Там были нарциссы, тюльпаны и анютины глазки, незабудки, колокольчики и ромашки, флоксы, пионы и ирисы, васильки, крокусы и гладиолусы, а еще георгины, астры, табак, фиалки, маргаритки, маки, ноготки, китайские гвоздики, розы, люпины, лютики и тигровые лилии. Они цвели в разное время года и суток, перед дождем и по вечерам одуряюще пахли, бабушка радовалась каждому из них, выходила в сад, подолгу смотрела, разговаривала с цветами и никому не разрешала до них дотрагиваться, но охотно раздаривала: никто не уезжал от нее с пустыми руками. К ней приходили за житейской мудростью, и она всех мирила и рассуживала; на даче перебывали разные люди вроде ее родного брата, племянницы, невесток, иногда там велись серьезные разговоры и споры, собиралось больше десятка человек, кричали и капризничали дети, а потом, быстро наевшись, убегали на улицу, оставляя взрослым пространство и время для скучных и вялых дел.

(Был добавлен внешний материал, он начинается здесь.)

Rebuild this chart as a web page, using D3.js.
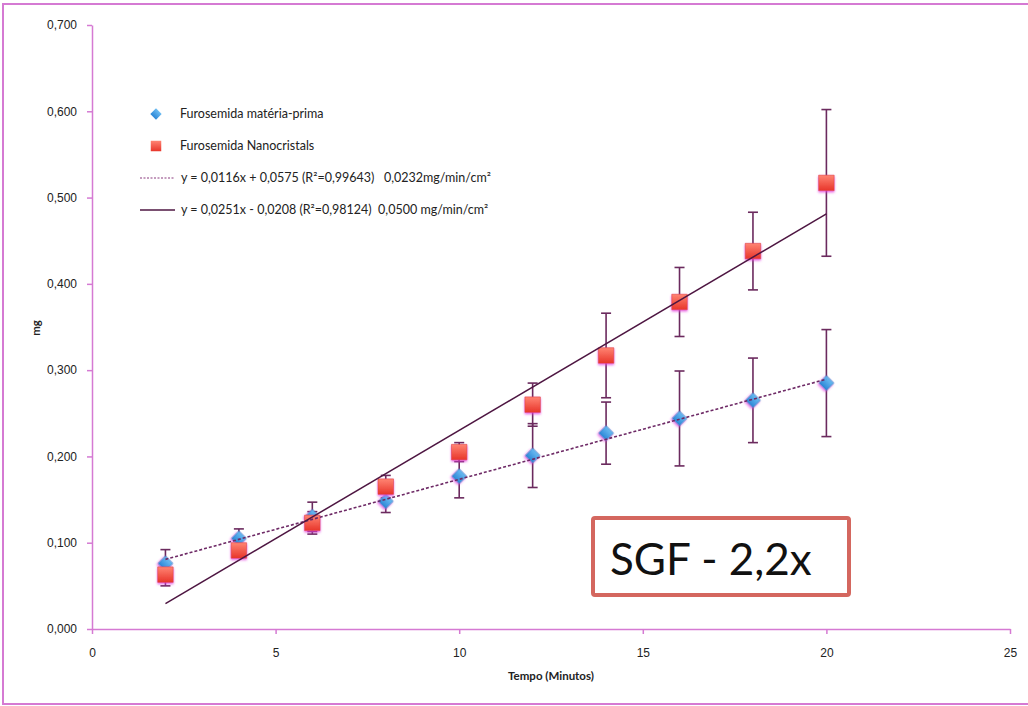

Но то была лишь видимость мира. Колюня чувствовал раздражение невесток, их отношения были настолько причудливыми, что только бабушкины покровительство и власть удерживали породнившихся, но все равно чужих и разных людей за одним столом. Он не мог в этом разобраться, тем более что строгие мама и папа запрещали бабушке рассказывать детям о взрослой жизни, но у замечательной женщины, ближе которой не было у Колюни никого на свете, водился, пожалуй, лишь один серьезный недостаток: как ни била ее судьба, бабушка оставалась болтливой, не умела хранить ни одной тайны, зато берегла предания, истории происхождения, рождений, знакомств, женитьб, замужеств, новых рождений, болезней и смертей всех представителей своего ветвистого рода, помнила подробности, о которых иные из участников тех историй желали бы позабыть, а она упрямо твердила свое:
В моей семье шестнадцать человек,
Она росла, как снежный ком,
А я, вступив в двадцатый век,
Им управляла, как челном. Позже, когда воспоминания и ненароком или нароком подслушанные разговоры прояснились в Колюниной памяти, как на фотобумаге, и очистились от недомолвок и простодушия, он писал об иных из этих людей и вызывал обиды, ведь то, что он рассказывал и сочинял, виделось ему — а может быть, им — иначе, чем было на самом деле.